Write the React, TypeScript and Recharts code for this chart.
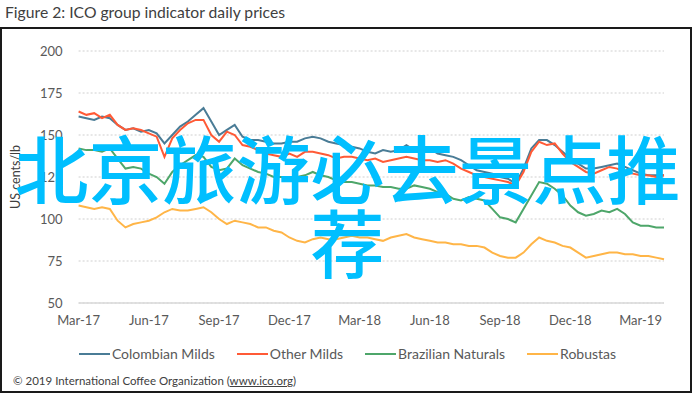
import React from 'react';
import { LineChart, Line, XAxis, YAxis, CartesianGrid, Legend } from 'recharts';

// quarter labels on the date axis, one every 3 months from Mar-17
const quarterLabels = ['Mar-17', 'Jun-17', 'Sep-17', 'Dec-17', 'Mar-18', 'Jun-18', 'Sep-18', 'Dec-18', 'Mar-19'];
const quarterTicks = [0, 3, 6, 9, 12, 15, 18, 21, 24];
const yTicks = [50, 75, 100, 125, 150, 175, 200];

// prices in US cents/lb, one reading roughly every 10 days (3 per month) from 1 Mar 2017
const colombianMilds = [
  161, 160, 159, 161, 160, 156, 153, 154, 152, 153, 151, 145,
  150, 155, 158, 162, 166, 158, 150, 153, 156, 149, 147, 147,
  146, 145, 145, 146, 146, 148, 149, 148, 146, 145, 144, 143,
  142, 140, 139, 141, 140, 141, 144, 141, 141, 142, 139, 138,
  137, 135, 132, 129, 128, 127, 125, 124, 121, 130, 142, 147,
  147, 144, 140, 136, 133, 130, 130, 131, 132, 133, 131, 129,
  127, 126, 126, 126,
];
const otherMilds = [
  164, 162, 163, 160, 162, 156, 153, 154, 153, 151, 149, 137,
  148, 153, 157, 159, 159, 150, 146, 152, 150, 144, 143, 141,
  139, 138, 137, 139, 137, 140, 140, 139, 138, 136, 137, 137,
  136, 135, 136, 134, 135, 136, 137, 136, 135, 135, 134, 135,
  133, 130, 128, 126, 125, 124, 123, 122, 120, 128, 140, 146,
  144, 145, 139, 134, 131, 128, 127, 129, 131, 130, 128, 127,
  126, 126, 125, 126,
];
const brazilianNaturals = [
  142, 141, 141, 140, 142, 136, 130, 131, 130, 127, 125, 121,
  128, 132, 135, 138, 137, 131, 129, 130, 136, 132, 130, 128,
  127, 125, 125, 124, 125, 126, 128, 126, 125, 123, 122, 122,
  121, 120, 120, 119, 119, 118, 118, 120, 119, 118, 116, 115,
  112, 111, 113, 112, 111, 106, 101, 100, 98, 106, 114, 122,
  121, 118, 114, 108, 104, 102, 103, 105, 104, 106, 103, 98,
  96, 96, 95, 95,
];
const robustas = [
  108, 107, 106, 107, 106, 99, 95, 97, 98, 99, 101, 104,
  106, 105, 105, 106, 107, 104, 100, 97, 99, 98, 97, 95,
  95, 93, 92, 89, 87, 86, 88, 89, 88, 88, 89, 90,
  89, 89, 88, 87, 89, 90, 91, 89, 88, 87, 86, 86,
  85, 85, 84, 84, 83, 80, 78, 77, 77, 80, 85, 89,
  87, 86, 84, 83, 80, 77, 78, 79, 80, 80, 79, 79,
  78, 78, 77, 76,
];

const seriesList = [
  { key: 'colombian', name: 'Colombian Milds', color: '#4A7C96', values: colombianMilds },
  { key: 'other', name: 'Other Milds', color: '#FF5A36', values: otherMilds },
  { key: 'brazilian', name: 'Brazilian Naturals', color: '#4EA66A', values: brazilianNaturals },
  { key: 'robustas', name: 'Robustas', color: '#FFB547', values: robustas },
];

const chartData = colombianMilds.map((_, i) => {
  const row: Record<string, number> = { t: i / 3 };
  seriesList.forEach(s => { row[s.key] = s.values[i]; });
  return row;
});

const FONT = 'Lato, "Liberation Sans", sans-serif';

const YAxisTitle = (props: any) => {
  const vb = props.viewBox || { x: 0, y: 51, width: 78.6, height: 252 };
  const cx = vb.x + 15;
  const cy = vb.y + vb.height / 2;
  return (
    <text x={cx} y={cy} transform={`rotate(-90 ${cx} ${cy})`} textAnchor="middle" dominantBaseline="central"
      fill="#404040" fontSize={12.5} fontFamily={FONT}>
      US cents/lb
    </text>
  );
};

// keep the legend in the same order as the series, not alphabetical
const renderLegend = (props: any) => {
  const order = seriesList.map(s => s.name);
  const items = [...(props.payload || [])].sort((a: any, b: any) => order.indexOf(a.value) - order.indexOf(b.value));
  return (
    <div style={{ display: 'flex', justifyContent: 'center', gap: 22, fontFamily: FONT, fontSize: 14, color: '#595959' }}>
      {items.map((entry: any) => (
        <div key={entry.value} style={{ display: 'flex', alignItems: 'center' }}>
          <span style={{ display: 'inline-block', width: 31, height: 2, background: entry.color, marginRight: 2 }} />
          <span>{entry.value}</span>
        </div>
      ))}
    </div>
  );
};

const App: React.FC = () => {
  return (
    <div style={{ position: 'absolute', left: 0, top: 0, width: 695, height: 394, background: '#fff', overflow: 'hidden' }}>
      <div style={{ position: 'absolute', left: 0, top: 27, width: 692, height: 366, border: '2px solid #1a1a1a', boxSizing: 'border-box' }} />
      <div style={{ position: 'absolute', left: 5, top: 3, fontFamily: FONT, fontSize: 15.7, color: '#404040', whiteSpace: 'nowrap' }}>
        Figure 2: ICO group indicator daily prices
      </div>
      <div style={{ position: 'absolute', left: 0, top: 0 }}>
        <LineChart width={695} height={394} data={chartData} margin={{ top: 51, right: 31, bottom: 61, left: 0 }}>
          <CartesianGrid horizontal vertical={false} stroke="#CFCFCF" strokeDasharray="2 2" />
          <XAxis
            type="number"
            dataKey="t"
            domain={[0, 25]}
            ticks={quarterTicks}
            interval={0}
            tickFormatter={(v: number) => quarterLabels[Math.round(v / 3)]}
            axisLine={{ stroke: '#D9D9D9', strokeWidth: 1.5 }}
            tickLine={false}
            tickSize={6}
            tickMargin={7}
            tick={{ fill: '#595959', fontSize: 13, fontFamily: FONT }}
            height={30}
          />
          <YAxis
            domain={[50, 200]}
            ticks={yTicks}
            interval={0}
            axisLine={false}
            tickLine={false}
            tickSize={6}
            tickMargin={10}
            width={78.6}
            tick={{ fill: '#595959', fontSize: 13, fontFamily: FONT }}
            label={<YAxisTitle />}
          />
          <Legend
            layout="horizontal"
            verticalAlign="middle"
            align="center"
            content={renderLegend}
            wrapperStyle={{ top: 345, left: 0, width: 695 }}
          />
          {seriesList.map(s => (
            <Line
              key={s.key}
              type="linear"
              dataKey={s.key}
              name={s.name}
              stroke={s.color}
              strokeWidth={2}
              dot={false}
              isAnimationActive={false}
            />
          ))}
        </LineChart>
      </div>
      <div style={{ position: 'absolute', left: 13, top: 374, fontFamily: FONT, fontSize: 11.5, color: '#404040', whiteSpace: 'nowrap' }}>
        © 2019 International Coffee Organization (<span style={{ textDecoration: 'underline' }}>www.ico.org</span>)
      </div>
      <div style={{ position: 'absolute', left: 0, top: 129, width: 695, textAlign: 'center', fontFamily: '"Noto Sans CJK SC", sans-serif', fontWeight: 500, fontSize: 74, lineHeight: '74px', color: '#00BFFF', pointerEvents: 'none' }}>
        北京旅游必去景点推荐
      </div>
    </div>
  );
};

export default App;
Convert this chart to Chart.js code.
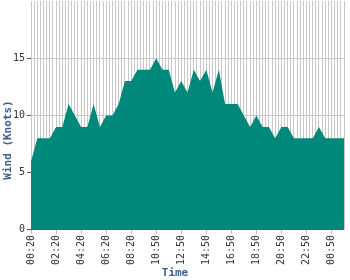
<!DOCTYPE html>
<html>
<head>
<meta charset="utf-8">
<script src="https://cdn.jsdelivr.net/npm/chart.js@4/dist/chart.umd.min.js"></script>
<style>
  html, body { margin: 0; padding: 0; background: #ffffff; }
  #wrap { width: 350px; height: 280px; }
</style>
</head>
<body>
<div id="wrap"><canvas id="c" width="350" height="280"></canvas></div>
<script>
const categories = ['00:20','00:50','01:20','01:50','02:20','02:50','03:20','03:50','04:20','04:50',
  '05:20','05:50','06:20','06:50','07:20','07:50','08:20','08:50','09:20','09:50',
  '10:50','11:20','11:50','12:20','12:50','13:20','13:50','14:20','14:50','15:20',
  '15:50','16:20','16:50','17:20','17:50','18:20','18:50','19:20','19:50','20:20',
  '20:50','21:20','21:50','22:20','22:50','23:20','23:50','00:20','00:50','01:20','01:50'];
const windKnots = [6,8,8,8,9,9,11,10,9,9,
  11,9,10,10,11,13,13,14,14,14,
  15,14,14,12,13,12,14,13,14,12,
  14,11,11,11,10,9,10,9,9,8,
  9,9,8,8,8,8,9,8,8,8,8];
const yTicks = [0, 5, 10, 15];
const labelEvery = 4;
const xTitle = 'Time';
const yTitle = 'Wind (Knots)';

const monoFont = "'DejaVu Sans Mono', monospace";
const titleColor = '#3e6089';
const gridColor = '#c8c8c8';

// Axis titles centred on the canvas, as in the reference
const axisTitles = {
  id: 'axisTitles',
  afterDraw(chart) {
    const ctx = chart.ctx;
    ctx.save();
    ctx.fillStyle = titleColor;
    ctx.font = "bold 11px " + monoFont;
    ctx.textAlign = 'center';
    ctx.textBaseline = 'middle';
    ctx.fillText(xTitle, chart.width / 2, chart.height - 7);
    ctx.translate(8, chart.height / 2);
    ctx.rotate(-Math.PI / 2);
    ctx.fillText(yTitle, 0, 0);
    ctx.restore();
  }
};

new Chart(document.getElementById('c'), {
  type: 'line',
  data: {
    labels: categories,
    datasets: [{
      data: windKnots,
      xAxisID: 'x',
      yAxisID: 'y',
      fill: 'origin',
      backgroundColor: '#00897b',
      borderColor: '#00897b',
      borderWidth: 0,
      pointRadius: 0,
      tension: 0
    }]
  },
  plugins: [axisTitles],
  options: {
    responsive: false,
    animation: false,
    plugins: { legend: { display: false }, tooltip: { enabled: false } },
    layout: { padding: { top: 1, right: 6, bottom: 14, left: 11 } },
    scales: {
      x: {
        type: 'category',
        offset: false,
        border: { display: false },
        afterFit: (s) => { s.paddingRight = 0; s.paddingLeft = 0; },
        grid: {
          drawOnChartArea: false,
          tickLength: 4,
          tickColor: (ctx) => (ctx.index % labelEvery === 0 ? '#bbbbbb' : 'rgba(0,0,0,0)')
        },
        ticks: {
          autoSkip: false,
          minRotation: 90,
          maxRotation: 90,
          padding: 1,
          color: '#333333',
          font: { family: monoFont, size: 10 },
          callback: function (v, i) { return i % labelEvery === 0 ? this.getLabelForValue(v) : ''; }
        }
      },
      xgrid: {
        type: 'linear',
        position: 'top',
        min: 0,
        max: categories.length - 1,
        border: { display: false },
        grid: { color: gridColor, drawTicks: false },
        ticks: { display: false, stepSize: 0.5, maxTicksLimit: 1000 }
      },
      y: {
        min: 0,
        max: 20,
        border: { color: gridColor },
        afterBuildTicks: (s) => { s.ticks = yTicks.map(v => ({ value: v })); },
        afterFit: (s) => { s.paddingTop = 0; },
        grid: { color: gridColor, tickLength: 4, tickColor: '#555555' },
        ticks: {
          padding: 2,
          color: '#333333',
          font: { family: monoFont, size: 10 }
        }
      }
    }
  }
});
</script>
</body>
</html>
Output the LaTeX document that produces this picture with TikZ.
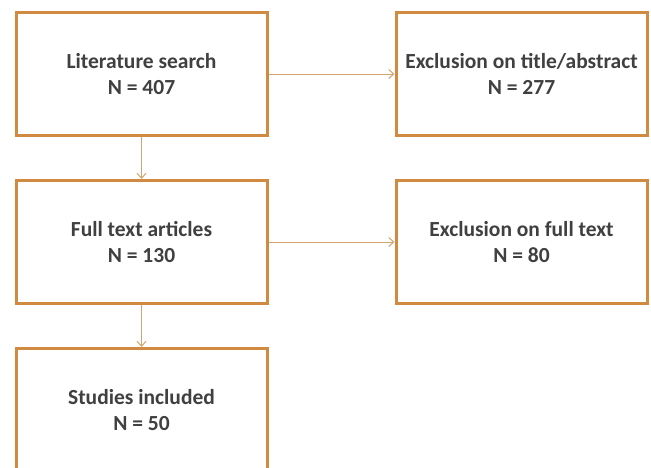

────────

▶ _Request_: Everything from the first line to the line with "const yTicks = [50, 75, 100, 125, 150, 175, 200];" must be repeated exactly, and nothing else. Leave the pictures out.

▶ _The output_:
Write the React, TypeScript and Recharts code for this chart.
import React from 'react';
import { LineChart, Line, XAxis, YAxis, CartesianGrid, Legend } from 'recharts';

// quarter labels on the date axis, one every 3 months from Mar-17
const quarterLabels = ['Mar-17', 'Jun-17', 'Sep-17', 'Dec-17', 'Mar-18', 'Jun-18', 'Sep-18', 'Dec-18', 'Mar-19'];
const quarterTicks = [0, 3, 6, 9, 12, 15, 18, 21, 24];
const yTicks = [50, 75, 100, 125, 150, 175, 200];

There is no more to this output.